Polynomial integration involves integrating polynomial expressions term by term. A polynomial is simply a collection of terms consisting of variables raised to non-negative integer powers, each multiplied by a coefficient. When integrating polynomials:

• Each term is individually integrated as a separate entity.
• The process is generally straightforward thanks to the power rule.
• Don't forget that constants also exist as terms, even though they lack a variable like \(-5\) in our example.
For instance, the given polynomial \( 12x^3 + 3x^2 - 5 \) can be split into three separate integrals, which are then integrated individually. The first two terms benefit from the power rule we previously discussed.
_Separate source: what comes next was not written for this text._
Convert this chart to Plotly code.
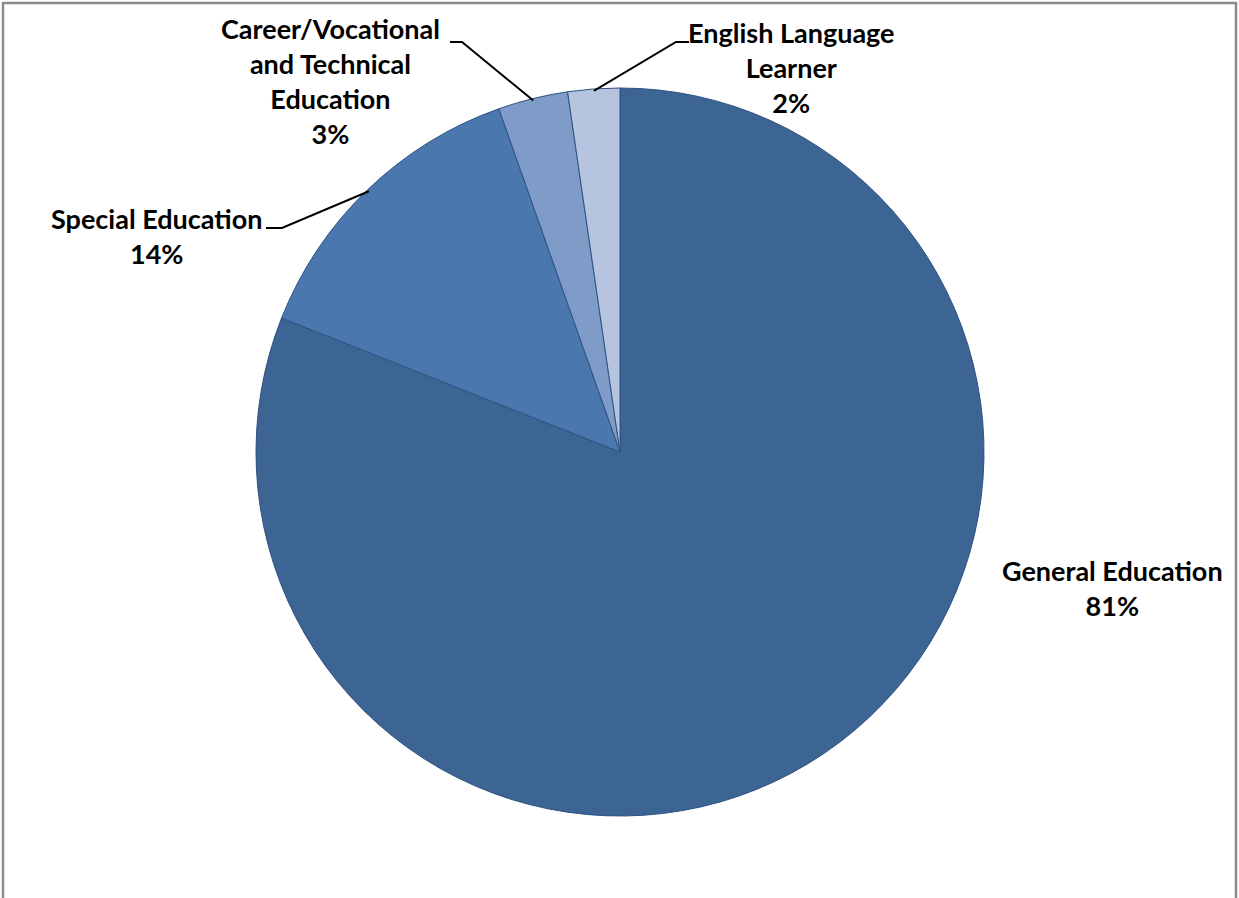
import math
import plotly.graph_objects as go

# data
labels = ["General Education", "Special Education",
          "Career/Vocational and Technical Education", "English Language Learner"]
label_text = ["General Education", "Special Education",
              "Career/Vocational<br>and Technical<br>Education", "English Language<br>Learner"]
values = [81.0, 13.6, 3.1, 2.3]
colors = ["#3D6594", "#4A77AE", "#7F9CC8", "#B6C4DF"]

W, H = 1239, 898
cx, cy, r = 620, 452, 364          # pie centre / radius in pixels

def px(x, y):                      # pixel -> paper
    return x / W, 1 - y / H

fig = go.Figure(go.Pie(
    labels=labels, values=values, sort=False, direction="clockwise", rotation=0,
    marker=dict(colors=colors, line=dict(color="#2E5283", width=1)),
    textinfo="none", hoverinfo="label+percent", showlegend=False,
    domain=dict(x=[(cx - r) / W, (cx + r) / W], y=[1 - (cy + r) / H, 1 - (cy - r) / H]),
))

# label block centres (pixels) and leader elbows (None = no leader)
label_pos = [(1112, 588), (156, 236), (330, 81), (791, 68)]
elbows = [None, [(266, 228), (282, 228)], [(450, 42), (462, 42)], [(689, 42), (676, 42)]]

total = sum(values)
start = 0.0
for i, v in enumerate(values):
    mid = start + v / total * 360 / 2
    start += v / total * 360
    pct = round(v / total * 100)
    x, y = label_pos[i]
    ax, ay = px(x, y)
    fig.add_annotation(x=ax, y=ay, xref="paper", yref="paper", showarrow=False,
                       text="<b>%s<br>%d%%</b>" % (label_text[i], pct), align="center",
                       xanchor="center", yanchor="middle",
                       font=dict(family="Lato", size=27, color="black"))
    if elbows[i]:
        ex = cx + (r - 2) * math.sin(math.radians(mid))
        ey = cy - (r - 2) * math.cos(math.radians(mid))
        pts = elbows[i] + [(ex, ey)]
        path = "M " + " L ".join("%f,%f" % px(a, b) for a, b in pts)
        fig.add_shape(type="path", path=path, xref="paper", yref="paper",
                      line=dict(color="black", width=2))

# outer frame (bottom edge falls outside the picture)
frame = [(3, H + 5), (3, 3), (1236, 3), (1236, H + 5)]
fig.add_shape(type="path", xref="paper", yref="paper",
              path="M " + " L ".join("%f,%f" % px(a, b) for a, b in frame),
              line=dict(color="#8C8C8C", width=2.5))

fig.update_layout(width=W, height=H, margin=dict(l=0, r=0, t=0, b=0),
                  paper_bgcolor="white", plot_bgcolor="white")
fig.write_html("out.html", config={"displayModeBar": False},
               post_script="document.body.style.margin='0px';")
Meanwhile, integrating a constant follows a simpler rule, where the integral of a constant \( c \) is \( cx \). This is why \(-5x\) appears as part of the integrated expression.

When solving indefinite integrals, one crucial element to remember is the constant of integration. This constant, usually denoted as \( C \), is added to the integrated function to account for all possible antiderivatives, since the derivative of a constant is zero. Including \( C \) ensures that the solution covers every potential function that could have the same derivative.

Why is it important?

Indefinite integrals represent families of functions that differ by a constant. Without \( C \), the solution may only represent one specific scenario out of the infinite possibilities.For example, if you find that the indefinite integral of a function is \( 3x^4 + x^3 - 5x \), the complete solution becomes \( 3x^4 + x^3 - 5x + C \). This adjustment acknowledges that there are multiple functions with that derivative, and makes the solution comprehensive.